### TASK REQUIREMENTS
Output the first line of the listing and each line after it, up to and including the line that contains "import * as", exactly as written, minus the pictures.

## Start DATA LINES

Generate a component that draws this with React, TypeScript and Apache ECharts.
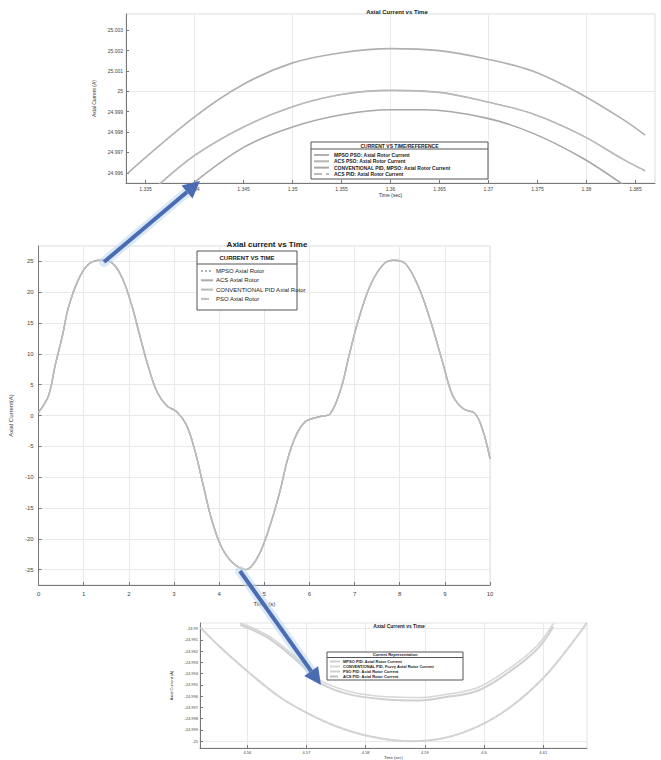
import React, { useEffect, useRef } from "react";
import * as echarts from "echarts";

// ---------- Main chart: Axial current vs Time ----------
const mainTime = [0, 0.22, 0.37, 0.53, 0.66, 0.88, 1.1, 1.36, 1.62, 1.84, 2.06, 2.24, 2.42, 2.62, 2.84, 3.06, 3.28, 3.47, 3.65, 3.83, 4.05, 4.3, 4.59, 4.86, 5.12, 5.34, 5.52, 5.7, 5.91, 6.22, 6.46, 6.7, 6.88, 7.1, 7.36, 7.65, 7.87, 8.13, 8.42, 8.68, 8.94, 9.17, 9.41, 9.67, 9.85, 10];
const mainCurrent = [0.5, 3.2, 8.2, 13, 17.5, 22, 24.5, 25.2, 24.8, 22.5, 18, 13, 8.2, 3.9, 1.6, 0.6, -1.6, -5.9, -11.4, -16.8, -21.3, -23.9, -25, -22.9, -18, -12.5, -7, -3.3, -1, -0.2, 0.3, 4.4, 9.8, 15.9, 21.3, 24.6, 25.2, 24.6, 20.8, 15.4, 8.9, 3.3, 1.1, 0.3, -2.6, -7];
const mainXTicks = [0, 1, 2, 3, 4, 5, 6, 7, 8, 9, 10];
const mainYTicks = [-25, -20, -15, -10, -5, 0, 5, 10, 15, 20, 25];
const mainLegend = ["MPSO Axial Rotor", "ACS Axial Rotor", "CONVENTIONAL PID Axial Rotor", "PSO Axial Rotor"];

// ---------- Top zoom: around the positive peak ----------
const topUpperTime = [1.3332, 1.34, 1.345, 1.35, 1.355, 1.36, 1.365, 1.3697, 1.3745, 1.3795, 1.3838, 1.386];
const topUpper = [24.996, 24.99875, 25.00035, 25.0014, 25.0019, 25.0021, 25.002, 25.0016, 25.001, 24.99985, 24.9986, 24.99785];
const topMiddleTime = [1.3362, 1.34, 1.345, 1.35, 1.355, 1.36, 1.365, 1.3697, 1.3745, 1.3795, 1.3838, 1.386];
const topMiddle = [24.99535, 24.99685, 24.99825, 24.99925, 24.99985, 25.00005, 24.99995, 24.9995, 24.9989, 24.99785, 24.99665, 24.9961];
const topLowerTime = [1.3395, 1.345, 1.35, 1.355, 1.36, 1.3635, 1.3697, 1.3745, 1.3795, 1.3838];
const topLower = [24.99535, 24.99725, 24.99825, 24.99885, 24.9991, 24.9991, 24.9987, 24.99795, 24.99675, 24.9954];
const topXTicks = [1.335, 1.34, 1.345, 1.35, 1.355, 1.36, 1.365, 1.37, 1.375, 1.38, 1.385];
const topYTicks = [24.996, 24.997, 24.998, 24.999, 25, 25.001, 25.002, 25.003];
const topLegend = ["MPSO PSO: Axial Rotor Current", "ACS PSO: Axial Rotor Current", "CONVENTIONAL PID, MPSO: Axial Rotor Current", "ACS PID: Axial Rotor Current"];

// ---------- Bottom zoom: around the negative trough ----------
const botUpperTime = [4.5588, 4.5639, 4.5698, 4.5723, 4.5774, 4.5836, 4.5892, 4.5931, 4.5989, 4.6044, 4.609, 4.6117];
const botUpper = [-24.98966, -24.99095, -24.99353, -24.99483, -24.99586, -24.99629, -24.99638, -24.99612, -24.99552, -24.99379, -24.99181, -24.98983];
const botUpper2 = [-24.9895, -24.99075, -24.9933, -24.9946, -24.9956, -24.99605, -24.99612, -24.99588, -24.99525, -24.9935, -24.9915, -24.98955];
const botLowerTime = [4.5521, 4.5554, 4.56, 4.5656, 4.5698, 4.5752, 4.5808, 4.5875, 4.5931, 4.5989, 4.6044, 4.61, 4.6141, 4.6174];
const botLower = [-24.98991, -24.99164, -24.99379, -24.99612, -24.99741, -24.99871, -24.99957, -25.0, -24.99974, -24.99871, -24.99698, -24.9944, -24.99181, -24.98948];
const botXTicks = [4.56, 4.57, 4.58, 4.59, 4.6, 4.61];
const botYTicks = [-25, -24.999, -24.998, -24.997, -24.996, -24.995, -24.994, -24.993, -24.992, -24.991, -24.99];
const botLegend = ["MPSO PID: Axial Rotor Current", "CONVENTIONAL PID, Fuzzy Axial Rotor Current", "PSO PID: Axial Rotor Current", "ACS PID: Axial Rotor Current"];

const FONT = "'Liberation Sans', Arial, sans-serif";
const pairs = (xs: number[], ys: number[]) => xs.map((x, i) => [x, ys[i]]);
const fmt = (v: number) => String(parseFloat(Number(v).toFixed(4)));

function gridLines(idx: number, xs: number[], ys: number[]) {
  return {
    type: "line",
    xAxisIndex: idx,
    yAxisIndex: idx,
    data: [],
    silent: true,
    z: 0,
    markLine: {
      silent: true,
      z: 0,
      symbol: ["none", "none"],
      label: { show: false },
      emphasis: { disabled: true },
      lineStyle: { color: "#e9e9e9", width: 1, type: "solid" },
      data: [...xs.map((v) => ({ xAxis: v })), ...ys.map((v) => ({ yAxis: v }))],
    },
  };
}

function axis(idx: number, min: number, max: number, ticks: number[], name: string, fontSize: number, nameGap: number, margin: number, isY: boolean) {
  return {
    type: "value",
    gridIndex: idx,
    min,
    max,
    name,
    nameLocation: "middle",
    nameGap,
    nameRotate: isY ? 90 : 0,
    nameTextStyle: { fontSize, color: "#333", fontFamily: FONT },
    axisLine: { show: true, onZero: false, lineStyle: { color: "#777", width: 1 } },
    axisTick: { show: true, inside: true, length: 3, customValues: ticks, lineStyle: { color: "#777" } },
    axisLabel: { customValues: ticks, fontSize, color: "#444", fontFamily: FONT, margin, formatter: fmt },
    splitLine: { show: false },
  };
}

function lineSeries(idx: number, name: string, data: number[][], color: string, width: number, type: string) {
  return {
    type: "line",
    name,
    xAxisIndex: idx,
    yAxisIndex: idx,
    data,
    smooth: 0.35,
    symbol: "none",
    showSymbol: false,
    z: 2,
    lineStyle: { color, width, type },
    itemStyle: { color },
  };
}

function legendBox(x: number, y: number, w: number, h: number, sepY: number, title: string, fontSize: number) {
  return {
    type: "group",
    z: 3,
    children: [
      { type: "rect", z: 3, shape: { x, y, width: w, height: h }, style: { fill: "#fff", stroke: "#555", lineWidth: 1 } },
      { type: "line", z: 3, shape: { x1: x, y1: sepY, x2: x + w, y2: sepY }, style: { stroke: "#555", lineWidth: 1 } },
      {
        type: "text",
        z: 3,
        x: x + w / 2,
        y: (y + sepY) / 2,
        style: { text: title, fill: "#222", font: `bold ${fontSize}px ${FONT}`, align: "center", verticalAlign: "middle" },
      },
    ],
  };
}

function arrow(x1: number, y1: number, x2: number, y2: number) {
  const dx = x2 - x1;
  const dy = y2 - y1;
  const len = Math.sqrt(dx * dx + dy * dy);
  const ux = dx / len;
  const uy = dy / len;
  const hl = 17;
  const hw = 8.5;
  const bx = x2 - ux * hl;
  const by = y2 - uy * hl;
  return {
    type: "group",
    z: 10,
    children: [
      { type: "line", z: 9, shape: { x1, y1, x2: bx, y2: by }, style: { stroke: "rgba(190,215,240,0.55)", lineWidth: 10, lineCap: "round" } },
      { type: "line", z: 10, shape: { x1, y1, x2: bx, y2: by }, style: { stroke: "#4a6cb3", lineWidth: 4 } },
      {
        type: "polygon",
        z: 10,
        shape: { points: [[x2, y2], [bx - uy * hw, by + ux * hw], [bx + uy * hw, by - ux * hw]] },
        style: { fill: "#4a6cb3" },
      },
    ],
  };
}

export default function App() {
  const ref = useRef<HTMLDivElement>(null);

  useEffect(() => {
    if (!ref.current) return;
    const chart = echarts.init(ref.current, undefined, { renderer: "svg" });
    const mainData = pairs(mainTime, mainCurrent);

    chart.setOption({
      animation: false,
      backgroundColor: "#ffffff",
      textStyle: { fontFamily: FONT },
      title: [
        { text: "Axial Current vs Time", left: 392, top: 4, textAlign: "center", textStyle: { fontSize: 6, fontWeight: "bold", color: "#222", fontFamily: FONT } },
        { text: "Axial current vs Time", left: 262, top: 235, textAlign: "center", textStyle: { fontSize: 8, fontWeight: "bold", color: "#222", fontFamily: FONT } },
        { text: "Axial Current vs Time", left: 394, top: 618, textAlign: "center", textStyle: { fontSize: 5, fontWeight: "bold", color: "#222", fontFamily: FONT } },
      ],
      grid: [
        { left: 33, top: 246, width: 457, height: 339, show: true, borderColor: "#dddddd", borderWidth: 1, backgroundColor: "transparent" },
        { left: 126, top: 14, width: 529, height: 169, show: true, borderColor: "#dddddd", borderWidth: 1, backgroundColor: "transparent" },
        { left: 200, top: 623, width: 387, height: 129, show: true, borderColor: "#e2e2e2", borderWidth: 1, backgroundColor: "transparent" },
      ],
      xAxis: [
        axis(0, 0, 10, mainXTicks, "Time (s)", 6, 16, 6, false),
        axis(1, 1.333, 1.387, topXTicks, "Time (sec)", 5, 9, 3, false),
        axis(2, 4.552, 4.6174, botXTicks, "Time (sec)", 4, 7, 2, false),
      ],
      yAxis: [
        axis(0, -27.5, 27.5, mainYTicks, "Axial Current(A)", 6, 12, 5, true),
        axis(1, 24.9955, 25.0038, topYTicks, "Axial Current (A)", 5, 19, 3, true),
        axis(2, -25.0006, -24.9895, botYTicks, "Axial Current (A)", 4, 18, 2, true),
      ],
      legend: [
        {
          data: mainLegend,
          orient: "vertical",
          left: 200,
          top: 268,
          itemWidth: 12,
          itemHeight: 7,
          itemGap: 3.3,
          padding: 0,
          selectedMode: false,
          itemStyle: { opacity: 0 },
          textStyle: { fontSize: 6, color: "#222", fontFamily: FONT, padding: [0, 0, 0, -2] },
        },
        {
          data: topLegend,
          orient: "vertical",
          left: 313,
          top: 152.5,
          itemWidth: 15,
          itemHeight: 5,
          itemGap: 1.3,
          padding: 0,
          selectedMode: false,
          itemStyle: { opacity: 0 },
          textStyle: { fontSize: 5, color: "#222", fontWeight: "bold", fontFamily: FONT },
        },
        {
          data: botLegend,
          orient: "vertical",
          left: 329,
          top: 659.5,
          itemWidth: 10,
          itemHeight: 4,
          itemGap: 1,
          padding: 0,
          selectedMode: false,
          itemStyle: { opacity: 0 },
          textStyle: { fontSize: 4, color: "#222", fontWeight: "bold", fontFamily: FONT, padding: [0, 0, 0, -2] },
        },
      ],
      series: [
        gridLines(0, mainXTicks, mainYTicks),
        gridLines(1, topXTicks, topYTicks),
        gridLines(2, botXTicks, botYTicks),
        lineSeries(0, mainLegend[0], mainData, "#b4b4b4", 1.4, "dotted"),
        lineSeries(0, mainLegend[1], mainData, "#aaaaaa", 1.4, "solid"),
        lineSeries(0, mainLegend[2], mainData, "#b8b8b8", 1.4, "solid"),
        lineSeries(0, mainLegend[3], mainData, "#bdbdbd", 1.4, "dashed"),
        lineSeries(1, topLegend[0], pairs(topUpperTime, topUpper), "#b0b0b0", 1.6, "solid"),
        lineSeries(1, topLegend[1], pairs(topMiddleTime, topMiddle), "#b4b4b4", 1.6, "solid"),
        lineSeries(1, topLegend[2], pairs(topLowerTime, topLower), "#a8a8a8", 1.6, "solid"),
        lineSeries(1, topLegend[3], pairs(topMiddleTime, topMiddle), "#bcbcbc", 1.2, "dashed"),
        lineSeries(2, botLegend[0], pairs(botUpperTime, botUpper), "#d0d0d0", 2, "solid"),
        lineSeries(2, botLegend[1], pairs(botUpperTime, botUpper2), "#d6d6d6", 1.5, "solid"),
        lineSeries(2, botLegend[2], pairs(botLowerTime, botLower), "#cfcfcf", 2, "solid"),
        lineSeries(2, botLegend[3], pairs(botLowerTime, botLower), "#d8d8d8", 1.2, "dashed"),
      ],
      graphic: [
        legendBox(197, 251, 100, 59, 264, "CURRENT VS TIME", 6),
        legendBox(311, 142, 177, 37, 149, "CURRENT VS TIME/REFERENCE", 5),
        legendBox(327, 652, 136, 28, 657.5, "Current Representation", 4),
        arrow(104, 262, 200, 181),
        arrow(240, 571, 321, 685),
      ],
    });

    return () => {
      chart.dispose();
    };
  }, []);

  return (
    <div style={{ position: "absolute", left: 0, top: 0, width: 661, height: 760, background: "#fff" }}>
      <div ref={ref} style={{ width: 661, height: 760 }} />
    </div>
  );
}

## End DATA LINES

### ANSWER TO THIS EXERCISE
Generate a component that draws this with React, TypeScript and Apache ECharts.
import React, { useEffect, useRef } from "react";
import * as echarts from "echarts";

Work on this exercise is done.